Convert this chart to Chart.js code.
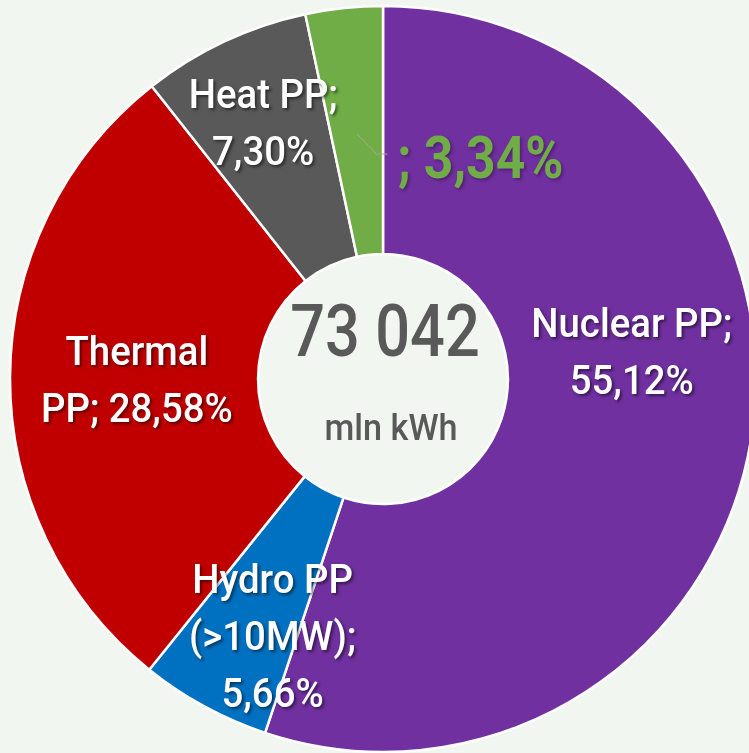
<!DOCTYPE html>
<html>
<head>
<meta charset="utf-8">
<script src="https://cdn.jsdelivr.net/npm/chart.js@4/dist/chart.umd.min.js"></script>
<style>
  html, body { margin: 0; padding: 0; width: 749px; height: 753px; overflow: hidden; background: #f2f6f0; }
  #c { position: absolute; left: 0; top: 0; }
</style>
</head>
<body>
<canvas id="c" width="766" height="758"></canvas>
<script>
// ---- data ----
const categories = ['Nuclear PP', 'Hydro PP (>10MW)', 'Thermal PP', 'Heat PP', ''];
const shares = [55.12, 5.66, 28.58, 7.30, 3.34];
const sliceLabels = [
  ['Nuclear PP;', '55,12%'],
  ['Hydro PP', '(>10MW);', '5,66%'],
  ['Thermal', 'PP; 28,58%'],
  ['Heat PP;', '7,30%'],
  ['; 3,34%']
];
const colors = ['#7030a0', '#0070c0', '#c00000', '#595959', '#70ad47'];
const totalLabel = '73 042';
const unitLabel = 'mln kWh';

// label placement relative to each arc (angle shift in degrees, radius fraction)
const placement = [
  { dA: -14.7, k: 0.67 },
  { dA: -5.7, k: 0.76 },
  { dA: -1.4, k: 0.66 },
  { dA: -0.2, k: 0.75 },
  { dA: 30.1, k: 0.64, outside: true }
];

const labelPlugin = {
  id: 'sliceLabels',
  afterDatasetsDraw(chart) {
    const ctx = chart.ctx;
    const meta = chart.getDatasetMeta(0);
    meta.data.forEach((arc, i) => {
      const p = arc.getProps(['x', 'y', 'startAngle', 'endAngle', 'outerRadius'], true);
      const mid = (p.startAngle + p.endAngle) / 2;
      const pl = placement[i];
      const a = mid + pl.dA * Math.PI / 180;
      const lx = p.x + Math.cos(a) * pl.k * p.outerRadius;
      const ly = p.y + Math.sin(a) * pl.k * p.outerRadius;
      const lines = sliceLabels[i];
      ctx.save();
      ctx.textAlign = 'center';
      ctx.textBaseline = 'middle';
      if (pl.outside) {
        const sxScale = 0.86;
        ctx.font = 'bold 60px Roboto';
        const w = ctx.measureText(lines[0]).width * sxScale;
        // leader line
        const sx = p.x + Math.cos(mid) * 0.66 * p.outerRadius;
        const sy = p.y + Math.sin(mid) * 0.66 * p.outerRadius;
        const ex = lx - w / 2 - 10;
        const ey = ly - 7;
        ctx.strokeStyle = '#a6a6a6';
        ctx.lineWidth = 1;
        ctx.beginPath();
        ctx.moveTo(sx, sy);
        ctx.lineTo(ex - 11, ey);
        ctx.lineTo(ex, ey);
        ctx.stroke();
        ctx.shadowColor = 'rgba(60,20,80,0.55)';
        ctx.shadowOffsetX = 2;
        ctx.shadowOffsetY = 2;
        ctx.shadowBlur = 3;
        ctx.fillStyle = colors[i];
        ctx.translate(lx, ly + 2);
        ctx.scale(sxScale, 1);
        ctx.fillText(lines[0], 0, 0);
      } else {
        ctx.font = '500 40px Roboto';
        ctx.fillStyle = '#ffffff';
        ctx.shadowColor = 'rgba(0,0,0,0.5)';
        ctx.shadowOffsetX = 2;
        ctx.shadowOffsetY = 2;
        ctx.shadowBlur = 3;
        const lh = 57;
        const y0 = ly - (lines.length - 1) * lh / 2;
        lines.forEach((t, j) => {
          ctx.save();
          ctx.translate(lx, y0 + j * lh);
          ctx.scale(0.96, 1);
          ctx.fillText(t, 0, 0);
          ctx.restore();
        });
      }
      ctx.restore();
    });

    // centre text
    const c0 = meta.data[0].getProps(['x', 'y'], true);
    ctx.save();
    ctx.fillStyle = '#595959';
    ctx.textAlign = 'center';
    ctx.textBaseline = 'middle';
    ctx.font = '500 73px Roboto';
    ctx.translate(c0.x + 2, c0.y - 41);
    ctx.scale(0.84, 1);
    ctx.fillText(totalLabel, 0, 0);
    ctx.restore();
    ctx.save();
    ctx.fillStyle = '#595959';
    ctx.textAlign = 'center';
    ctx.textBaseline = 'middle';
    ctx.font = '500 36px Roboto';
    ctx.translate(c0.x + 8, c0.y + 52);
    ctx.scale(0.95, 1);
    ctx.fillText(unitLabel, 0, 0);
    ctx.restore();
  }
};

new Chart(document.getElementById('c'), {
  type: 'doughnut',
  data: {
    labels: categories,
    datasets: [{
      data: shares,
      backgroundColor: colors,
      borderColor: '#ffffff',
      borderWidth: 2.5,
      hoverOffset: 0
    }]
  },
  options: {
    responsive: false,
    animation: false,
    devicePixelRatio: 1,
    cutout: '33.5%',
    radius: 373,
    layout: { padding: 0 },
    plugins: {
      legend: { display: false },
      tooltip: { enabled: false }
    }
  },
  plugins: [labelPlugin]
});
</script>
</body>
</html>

__DIRECTIONS FOR THIS TASK__: Reproduce the full listing faithfully, but do not carry over any pictures.

__THE OUTPUT__:
Convert this chart to Chart.js code.
<!DOCTYPE html>
<html>
<head>
<meta charset="utf-8">
<script src="https://cdn.jsdelivr.net/npm/chart.js@4/dist/chart.umd.min.js"></script>
<style>
  html, body { margin: 0; padding: 0; width: 749px; height: 753px; overflow: hidden; background: #f2f6f0; }
  #c { position: absolute; left: 0; top: 0; }
</style>
</head>
<body>
<canvas id="c" width="766" height="758"></canvas>
<script>
// ---- data ----
const categories = ['Nuclear PP', 'Hydro PP (>10MW)', 'Thermal PP', 'Heat PP', ''];
const shares = [55.12, 5.66, 28.58, 7.30, 3.34];
const sliceLabels = [
  ['Nuclear PP;', '55,12%'],
  ['Hydro PP', '(>10MW);', '5,66%'],
  ['Thermal', 'PP; 28,58%'],
  ['Heat PP;', '7,30%'],
  ['; 3,34%']
];
const colors = ['#7030a0', '#0070c0', '#c00000', '#595959', '#70ad47'];
const totalLabel = '73 042';
const unitLabel = 'mln kWh';

// label placement relative to each arc (angle shift in degrees, radius fraction)
const placement = [
  { dA: -14.7, k: 0.67 },
  { dA: -5.7, k: 0.76 },
  { dA: -1.4, k: 0.66 },
  { dA: -0.2, k: 0.75 },
  { dA: 30.1, k: 0.64, outside: true }
];

const labelPlugin = {
  id: 'sliceLabels',
  afterDatasetsDraw(chart) {
    const ctx = chart.ctx;
    const meta = chart.getDatasetMeta(0);
    meta.data.forEach((arc, i) => {
      const p = arc.getProps(['x', 'y', 'startAngle', 'endAngle', 'outerRadius'], true);
      const mid = (p.startAngle + p.endAngle) / 2;
      const pl = placement[i];
      const a = mid + pl.dA * Math.PI / 180;
      const lx = p.x + Math.cos(a) * pl.k * p.outerRadius;
      const ly = p.y + Math.sin(a) * pl.k * p.outerRadius;
      const lines = sliceLabels[i];
      ctx.save();
      ctx.textAlign = 'center';
      ctx.textBaseline = 'middle';
      if (pl.outside) {
        const sxScale = 0.86;
        ctx.font = 'bold 60px Roboto';
        const w = ctx.measureText(lines[0]).width * sxScale;
        // leader line
        const sx = p.x + Math.cos(mid) * 0.66 * p.outerRadius;
        const sy = p.y + Math.sin(mid) * 0.66 * p.outerRadius;
        const ex = lx - w / 2 - 10;
        const ey = ly - 7;
        ctx.strokeStyle = '#a6a6a6';
        ctx.lineWidth = 1;
        ctx.beginPath();
        ctx.moveTo(sx, sy);
        ctx.lineTo(ex - 11, ey);
        ctx.lineTo(ex, ey);
        ctx.stroke();
        ctx.shadowColor = 'rgba(60,20,80,0.55)';
        ctx.shadowOffsetX = 2;
        ctx.shadowOffsetY = 2;
        ctx.shadowBlur = 3;
        ctx.fillStyle = colors[i];
        ctx.translate(lx, ly + 2);
        ctx.scale(sxScale, 1);
        ctx.fillText(lines[0], 0, 0);
      } else {
        ctx.font = '500 40px Roboto';
        ctx.fillStyle = '#ffffff';
        ctx.shadowColor = 'rgba(0,0,0,0.5)';
        ctx.shadowOffsetX = 2;
        ctx.shadowOffsetY = 2;
        ctx.shadowBlur = 3;
        const lh = 57;
        const y0 = ly - (lines.length - 1) * lh / 2;
        lines.forEach((t, j) => {
          ctx.save();
          ctx.translate(lx, y0 + j * lh);
          ctx.scale(0.96, 1);
          ctx.fillText(t, 0, 0);
          ctx.restore();
        });
      }
      ctx.restore();
    });

    // centre text
    const c0 = meta.data[0].getProps(['x', 'y'], true);
    ctx.save();
    ctx.fillStyle = '#595959';
    ctx.textAlign = 'center';
    ctx.textBaseline = 'middle';
    ctx.font = '500 73px Roboto';
    ctx.translate(c0.x + 2, c0.y - 41);
    ctx.scale(0.84, 1);
    ctx.fillText(totalLabel, 0, 0);
    ctx.restore();
    ctx.save();
    ctx.fillStyle = '#595959';
    ctx.textAlign = 'center';
    ctx.textBaseline = 'middle';
    ctx.font = '500 36px Roboto';
    ctx.translate(c0.x + 8, c0.y + 52);
    ctx.scale(0.95, 1);
    ctx.fillText(unitLabel, 0, 0);
    ctx.restore();
  }
};

new Chart(document.getElementById('c'), {
  type: 'doughnut',
  data: {
    labels: categories,
    datasets: [{
      data: shares,
      backgroundColor: colors,
      borderColor: '#ffffff',
      borderWidth: 2.5,
      hoverOffset: 0
    }]
  },
  options: {
    responsive: false,
    animation: false,
    devicePixelRatio: 1,
    cutout: '33.5%',
    radius: 373,
    layout: { padding: 0 },
    plugins: {
      legend: { display: false },
      tooltip: { enabled: false }
    }
  },
  plugins: [labelPlugin]
});
</script>
</body>
</html>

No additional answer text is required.